Americans are violent.  Seven times more likely to die a violent death than the rest of the modern world.  Six times more likely to be killed with a gun.  The total firearm death rate per 100,000 population in Holland is .5.  In Germany, the Scandinavian countries, Ireland, the UK and Spain it’s around 1.  In Japan and Korea it’s less than 0.  Only in France, Austria and Finland does it creep up a bit – to 2.8 in France and 3.6 in Finland, the highest in Europe.  In the United States of America, it’s 10.2. 

No sense banging on with these statistics.  Or with facts like when Australia eliminated semiautomatic and automatic rifles and shotguns their homicide rate went down by 59%.  They’re everywhere available and everywhere deemed irrelevant.  Because arguments are irrelevant.  People are going to believe what they want to believe.

And that’s why I’m concerned that when we do finally take actual steps to cut down on the amount of gun violence, we might be winning a battle only to lose the war.  If laws get passed between now and November, Trump and Company might well turn this into a scare.  “See, I’m right.  I told you they were coming for our guns!”

I worked on the campaign against Prop. 8 in California in 2008.  Went in to headquarters in San Francisco and made dozens of phone calls urging people to vote against it, because it would remove the rights of LGBT people to marry, a right which had recently been granted by the California Supreme Court.  After all those efforts, we went down to defeat.  Prop. 8 passed by 52%.  A majority of Californians who voted on that issue believed the lies put out by the Mormon and Catholic Churches (others too, obviously, but they were the biggies) that taking away this right would somehow make stronger families.  It was a painful defeat.  

What came out of this crushing disappointment was the recognition of how money talks in this country, but is under no obligation to tell the truth.  People had skipped right over well reasoned arguments and tons of evidence that gay marriage would only strengthen the institution of marriage, and certainly do it no harm.  What they responded to instead was the old line that gays were a danger to children and God would be mad at them if they chose to "spit in His face." They voted their fears. 

Following the defeat, gay rights advocates began a campaign of getting out less heady reasoning and more "plain folk" information about gays and lesbians as ordinary people, people who simply wanted to form families and be recognized by their neighbors and their government.  In time we began telling each other that reason, at long last, had prevailed.  Only I don't think it was reason that prevailed.  It was that people who had previously claimed not to know any gay people got up close and personal with gay people and came to understand what was pouring out of the churches was a lie based on a prejudice.

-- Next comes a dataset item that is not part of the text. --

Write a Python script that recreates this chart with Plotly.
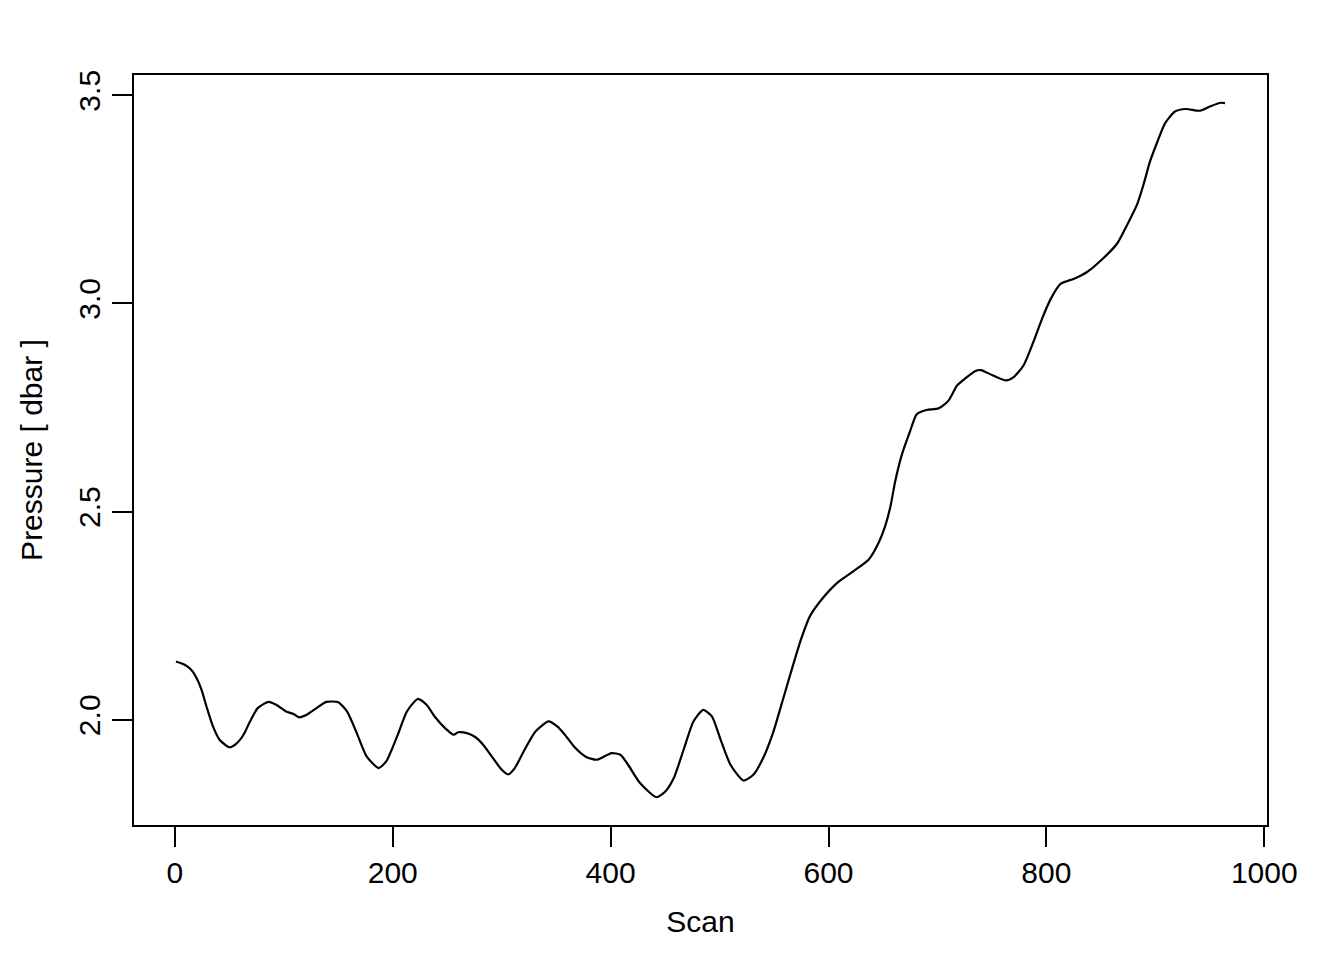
import plotly.graph_objects as go

scan = [1, 9, 15, 20, 24.5, 29, 35, 41, 50, 57, 63, 69, 76, 86, 93, 102, 109, 114, 121, 130,
        139, 150, 158, 167, 176, 187, 194, 204, 213, 223, 231, 239, 248, 256, 260, 268, 276, 283,
        292, 300, 306, 312, 321, 331, 343, 351, 358, 367, 378, 387, 395, 401, 409, 416, 427, 442,
        450, 458, 467, 476, 485, 493, 501, 510, 522, 531, 540, 549, 559, 568, 575, 583, 595, 608,
        623, 637, 646, 652, 657, 661, 667, 675, 681, 690, 701, 710, 718, 725, 735, 740, 751, 763,
        770, 779, 788, 796, 804, 813, 825, 837, 852, 865, 874, 883, 889, 895, 902, 909, 918, 928,
        941, 950, 960, 964]
pressure = [2.140, 2.132, 2.120, 2.100, 2.072, 2.032, 1.984, 1.952, 1.934, 1.944, 1.964, 1.996,
            2.028, 2.043, 2.036, 2.020, 2.014, 2.006, 2.012, 2.028, 2.043, 2.042, 2.020, 1.968,
            1.912, 1.884, 1.900, 1.960, 2.020, 2.050, 2.036, 2.006, 1.980, 1.964, 1.970, 1.968,
            1.958, 1.940, 1.908, 1.880, 1.869, 1.884, 1.928, 1.972, 1.996, 1.984, 1.964, 1.934,
            1.910, 1.904, 1.913, 1.920, 1.916, 1.892, 1.848, 1.814, 1.827, 1.860, 1.928, 1.996,
            2.024, 2.008, 1.952, 1.892, 1.854, 1.868, 1.908, 1.968, 2.056, 2.136, 2.195, 2.249,
            2.293, 2.329, 2.357, 2.385, 2.425, 2.465, 2.514, 2.570, 2.634, 2.694, 2.734, 2.744,
            2.748, 2.766, 2.803, 2.819, 2.838, 2.840, 2.827, 2.815, 2.823, 2.851, 2.907, 2.963,
            3.011, 3.047, 3.059, 3.075, 3.108, 3.144, 3.188, 3.236, 3.284, 3.340, 3.389, 3.433,
            3.461, 3.467, 3.463, 3.473, 3.482, 3.481]

x_ticks = [0, 200, 400, 600, 800, 1000]
y_ticks = [2.0, 2.5, 3.0, 3.5]
y_tick_labels = ["2.0", "2.5", "3.0", "3.5"]


def padded(vals, f=0.04):
    lo, hi = min(vals), max(vals)
    r = hi - lo
    return [lo - f * r, hi + f * r]


FONT = "Liberation Sans, Arial, Helvetica, sans-serif"

fig = go.Figure()
fig.add_trace(go.Scatter(
    x=scan, y=pressure, mode="lines",
    line=dict(color="black", width=2.2, shape="spline", smoothing=0.6),
    showlegend=False, hoverinfo="x+y",
))

# the page body has an 8px margin, so the figure is 8px smaller and margins shifted
fig.update_layout(
    width=1336, height=952,
    margin=dict(l=126, r=77, t=67, b=135),
    paper_bgcolor="white", plot_bgcolor="white",
    font=dict(family=FONT, size=30, color="black"),
)
fig.update_xaxes(
    range=padded(scan), tickvals=x_ticks, ticktext=[str(v) for v in x_ticks],
    showgrid=False, zeroline=False,
    showline=True, linecolor="black", linewidth=2, mirror=True,
    ticks="outside", ticklen=20, tickwidth=2, tickcolor="black",
    tickfont=dict(size=30),
    title=dict(text="Scan", font=dict(size=30), standoff=23),
)
fig.update_yaxes(
    range=padded(pressure), tickvals=y_ticks, ticktext=y_tick_labels,
    tickangle=-90,
    showgrid=False, zeroline=False,
    showline=True, linecolor="black", linewidth=2, mirror=True,
    ticks="outside", ticklen=20, tickwidth=2, tickcolor="black",
    tickfont=dict(size=30),
    title=dict(text="Pressure [ dbar ]", font=dict(size=30), standoff=22),
)

fig.write_html("out.html")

Somebody has to figure a way to address the emotional side of this anti-gun campaign out there.  A message or series of messages that would make it clear that nobody’s coming for your guns.  Only for the guns that kill children.  Assault weapons.  Guns in the hands of people known to be a threat.  Insane people.  Irresponsible people.

Less careful reasoning.  More instant messaging, maybe.  More images like the ones on this page, maybe.

Something to counter the scare tactics that work so well in this country.